>> Begin
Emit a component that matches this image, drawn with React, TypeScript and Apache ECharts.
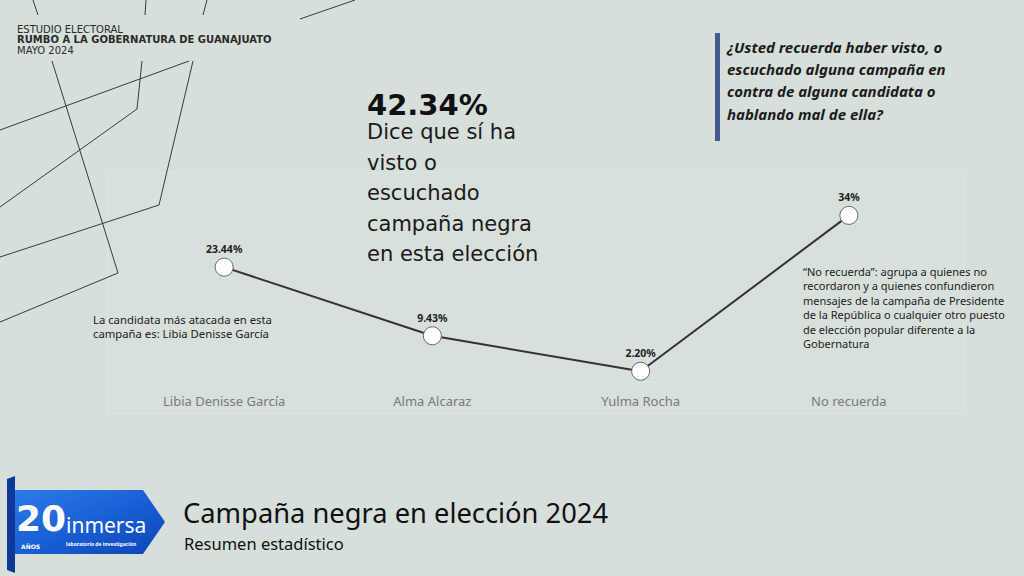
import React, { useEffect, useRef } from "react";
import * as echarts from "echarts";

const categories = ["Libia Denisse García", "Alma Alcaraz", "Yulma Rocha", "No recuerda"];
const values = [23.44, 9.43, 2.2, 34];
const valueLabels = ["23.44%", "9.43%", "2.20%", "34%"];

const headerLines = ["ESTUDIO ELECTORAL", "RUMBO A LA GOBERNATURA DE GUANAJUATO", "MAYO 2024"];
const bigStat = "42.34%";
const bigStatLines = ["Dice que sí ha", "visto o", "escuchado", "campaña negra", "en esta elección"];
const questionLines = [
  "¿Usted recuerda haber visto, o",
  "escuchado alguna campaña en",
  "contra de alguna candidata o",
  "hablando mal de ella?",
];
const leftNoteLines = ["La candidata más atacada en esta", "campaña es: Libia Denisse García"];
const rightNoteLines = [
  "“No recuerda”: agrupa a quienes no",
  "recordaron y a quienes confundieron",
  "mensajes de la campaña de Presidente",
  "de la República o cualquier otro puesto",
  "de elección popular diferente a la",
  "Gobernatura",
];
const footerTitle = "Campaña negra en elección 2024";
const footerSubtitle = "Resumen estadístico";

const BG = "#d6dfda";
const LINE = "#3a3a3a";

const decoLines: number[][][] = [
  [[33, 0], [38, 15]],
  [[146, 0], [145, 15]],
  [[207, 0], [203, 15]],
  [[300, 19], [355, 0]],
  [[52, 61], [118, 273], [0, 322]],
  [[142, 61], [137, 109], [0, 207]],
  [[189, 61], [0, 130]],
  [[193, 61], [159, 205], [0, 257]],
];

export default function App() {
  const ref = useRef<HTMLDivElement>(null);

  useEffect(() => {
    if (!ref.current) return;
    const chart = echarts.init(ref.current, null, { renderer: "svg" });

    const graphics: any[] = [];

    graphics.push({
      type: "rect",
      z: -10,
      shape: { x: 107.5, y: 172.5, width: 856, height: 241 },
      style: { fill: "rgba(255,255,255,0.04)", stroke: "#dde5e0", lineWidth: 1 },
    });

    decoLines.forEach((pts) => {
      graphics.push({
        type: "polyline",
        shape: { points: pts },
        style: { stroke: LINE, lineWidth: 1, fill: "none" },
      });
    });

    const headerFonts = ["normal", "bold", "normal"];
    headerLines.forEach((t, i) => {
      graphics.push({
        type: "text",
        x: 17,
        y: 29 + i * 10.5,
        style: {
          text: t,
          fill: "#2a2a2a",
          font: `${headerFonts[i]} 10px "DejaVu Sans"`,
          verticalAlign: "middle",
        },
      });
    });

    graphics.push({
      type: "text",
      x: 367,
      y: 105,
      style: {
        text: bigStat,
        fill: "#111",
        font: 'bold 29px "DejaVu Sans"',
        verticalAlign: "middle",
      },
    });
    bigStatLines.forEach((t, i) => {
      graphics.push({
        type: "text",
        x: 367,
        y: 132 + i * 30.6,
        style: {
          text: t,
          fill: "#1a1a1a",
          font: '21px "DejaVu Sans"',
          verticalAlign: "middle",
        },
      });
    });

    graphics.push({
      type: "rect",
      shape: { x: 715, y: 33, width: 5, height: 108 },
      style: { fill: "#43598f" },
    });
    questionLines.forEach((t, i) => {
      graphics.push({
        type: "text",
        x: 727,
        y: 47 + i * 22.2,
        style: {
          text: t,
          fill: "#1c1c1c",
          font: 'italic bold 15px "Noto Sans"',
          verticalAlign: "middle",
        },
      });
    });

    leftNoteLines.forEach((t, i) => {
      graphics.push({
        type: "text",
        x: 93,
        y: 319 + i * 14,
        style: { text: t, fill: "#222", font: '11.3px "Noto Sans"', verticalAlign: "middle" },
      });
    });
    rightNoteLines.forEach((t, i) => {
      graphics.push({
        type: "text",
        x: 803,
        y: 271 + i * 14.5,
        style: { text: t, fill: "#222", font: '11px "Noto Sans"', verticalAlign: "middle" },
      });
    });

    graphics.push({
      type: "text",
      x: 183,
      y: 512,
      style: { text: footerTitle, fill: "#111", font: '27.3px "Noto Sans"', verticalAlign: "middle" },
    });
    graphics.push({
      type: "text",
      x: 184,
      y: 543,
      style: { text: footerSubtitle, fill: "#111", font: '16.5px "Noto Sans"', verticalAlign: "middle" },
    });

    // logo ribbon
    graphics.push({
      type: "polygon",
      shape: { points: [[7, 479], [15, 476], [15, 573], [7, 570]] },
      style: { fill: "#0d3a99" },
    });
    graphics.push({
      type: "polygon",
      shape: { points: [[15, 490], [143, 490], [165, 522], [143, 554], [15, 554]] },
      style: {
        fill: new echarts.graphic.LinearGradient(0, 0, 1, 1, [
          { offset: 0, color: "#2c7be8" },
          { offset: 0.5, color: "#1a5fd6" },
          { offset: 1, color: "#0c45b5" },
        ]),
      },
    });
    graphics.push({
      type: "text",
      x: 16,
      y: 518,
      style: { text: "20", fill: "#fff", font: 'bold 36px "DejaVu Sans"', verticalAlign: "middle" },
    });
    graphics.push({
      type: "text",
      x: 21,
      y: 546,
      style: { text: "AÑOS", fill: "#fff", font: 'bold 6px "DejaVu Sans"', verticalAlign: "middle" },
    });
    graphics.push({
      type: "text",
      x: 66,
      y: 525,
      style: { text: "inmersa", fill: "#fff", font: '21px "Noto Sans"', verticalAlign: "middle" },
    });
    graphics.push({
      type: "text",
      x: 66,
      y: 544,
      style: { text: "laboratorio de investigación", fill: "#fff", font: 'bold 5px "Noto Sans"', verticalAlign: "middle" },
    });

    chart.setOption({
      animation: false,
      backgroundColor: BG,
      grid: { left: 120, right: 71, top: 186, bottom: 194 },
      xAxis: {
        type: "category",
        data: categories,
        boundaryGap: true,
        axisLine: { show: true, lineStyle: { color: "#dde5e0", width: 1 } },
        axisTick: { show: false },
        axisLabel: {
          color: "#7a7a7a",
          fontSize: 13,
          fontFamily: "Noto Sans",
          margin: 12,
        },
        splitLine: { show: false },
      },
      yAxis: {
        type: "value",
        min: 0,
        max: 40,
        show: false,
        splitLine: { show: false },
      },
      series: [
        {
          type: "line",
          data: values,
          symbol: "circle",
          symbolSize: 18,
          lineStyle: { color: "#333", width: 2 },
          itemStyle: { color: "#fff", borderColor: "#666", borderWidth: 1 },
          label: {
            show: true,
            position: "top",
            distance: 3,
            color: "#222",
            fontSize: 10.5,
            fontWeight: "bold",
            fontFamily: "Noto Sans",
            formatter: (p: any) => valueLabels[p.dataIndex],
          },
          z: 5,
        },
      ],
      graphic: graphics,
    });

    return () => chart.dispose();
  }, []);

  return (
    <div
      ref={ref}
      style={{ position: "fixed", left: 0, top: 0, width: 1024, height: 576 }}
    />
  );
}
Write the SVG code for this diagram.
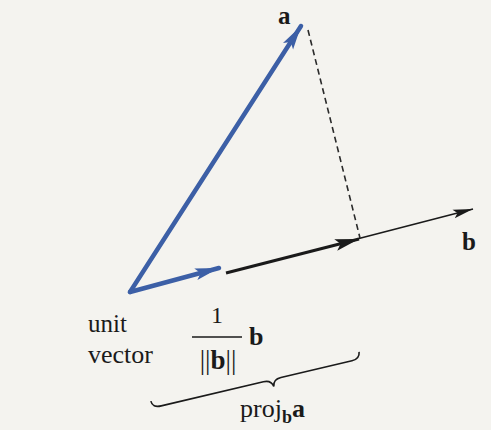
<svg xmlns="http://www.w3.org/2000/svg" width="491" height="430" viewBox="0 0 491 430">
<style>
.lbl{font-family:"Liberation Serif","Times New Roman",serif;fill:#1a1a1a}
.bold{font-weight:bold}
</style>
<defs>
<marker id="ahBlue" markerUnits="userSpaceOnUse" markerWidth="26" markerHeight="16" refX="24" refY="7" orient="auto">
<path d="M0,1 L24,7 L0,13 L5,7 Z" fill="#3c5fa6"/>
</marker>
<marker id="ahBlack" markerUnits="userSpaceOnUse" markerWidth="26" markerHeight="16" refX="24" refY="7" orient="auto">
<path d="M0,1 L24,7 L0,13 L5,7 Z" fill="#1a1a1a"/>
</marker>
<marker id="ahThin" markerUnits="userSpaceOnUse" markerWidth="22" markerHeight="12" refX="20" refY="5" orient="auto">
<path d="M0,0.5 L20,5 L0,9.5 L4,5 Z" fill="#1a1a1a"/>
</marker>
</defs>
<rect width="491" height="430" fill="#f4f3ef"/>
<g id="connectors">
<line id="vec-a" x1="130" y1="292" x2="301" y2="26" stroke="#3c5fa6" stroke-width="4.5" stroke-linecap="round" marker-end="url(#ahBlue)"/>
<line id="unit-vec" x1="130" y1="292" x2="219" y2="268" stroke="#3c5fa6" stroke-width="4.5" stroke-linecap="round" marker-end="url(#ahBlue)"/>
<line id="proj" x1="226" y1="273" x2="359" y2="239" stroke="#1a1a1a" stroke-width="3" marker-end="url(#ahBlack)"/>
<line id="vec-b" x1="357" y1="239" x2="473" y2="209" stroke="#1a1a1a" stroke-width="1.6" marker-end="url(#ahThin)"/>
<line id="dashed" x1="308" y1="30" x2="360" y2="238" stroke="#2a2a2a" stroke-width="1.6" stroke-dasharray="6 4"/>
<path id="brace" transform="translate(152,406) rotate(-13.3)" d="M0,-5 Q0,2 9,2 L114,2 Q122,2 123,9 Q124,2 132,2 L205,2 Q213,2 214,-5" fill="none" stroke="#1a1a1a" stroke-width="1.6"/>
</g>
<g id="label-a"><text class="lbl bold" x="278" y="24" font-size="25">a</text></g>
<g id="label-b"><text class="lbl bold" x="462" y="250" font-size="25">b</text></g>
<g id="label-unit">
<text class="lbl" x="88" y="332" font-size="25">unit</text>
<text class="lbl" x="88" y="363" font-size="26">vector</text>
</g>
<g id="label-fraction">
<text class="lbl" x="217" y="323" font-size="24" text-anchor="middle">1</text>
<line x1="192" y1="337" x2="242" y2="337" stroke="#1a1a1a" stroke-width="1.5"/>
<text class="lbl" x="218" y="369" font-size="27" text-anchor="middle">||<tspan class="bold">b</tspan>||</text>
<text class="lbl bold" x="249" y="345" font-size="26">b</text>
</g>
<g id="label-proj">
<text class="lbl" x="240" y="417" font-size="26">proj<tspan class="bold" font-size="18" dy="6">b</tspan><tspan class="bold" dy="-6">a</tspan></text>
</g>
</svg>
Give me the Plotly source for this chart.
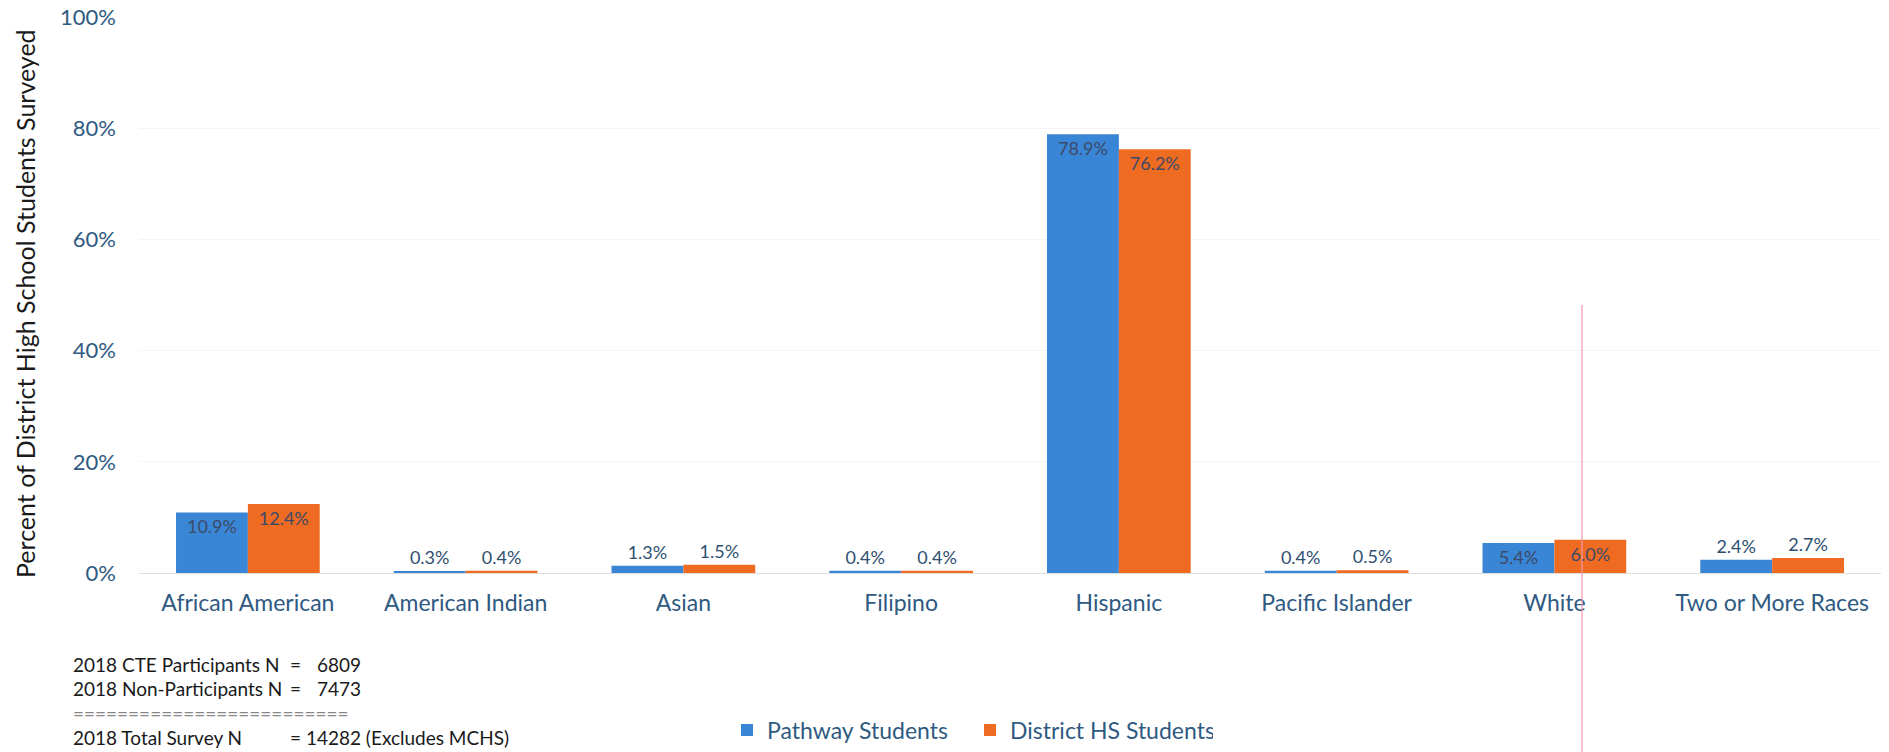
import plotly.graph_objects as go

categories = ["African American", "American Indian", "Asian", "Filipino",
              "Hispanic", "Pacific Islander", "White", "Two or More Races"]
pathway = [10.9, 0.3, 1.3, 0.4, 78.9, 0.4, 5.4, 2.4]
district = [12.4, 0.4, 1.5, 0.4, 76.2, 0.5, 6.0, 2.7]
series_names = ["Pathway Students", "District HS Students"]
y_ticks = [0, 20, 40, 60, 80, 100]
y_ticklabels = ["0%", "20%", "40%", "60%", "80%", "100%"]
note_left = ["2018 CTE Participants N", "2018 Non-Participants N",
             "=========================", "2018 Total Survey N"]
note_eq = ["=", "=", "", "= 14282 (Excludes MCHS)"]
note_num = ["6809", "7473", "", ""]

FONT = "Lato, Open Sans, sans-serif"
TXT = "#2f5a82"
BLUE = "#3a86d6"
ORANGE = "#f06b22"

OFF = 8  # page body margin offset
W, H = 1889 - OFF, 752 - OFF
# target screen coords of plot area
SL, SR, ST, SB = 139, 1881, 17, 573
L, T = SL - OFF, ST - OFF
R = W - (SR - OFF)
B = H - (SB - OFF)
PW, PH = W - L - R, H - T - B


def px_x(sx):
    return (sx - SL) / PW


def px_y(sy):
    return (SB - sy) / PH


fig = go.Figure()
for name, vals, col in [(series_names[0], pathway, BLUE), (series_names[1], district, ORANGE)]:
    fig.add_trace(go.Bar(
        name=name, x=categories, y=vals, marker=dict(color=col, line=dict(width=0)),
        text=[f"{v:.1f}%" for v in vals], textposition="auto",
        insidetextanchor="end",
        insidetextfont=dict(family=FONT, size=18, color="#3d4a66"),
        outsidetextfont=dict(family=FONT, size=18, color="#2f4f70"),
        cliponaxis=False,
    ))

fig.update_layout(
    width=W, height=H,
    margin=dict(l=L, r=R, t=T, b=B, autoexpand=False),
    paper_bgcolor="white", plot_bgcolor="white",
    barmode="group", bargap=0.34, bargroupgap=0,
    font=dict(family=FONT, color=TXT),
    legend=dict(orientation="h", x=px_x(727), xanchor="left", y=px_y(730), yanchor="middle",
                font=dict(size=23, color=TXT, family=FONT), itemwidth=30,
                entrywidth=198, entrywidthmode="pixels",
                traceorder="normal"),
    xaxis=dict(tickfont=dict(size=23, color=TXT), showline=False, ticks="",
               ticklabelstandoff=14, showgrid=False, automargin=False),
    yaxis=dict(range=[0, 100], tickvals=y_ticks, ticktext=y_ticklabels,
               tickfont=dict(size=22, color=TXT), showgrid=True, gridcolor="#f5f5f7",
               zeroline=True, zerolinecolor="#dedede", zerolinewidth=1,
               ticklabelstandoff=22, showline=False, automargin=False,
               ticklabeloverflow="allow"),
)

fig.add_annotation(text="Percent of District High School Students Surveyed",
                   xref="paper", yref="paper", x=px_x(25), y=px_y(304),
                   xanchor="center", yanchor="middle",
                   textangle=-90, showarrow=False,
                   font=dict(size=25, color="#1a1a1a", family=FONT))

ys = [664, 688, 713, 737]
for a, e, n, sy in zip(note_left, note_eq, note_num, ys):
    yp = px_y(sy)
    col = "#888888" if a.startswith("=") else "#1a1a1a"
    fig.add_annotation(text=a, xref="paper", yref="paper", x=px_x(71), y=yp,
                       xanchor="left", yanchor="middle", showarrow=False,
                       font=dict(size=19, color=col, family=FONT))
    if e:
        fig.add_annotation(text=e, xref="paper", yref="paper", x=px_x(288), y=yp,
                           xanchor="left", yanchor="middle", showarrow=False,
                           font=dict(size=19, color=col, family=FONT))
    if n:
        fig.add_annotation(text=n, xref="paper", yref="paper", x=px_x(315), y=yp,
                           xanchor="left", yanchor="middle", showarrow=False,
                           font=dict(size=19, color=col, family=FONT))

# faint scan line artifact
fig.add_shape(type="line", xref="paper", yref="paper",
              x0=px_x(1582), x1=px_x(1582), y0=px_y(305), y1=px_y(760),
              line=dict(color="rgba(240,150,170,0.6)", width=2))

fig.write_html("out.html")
>> End
*Task directions:*
Begin with the line where "Give me the Plotly source for this chart." appears and end with the line where "import plotly.graph_objects as go" appears. Copy only that stretch, exactly, with no pictures.

*Response to this exercise:*
Give me the Plotly source for this chart.
import plotly.graph_objects as go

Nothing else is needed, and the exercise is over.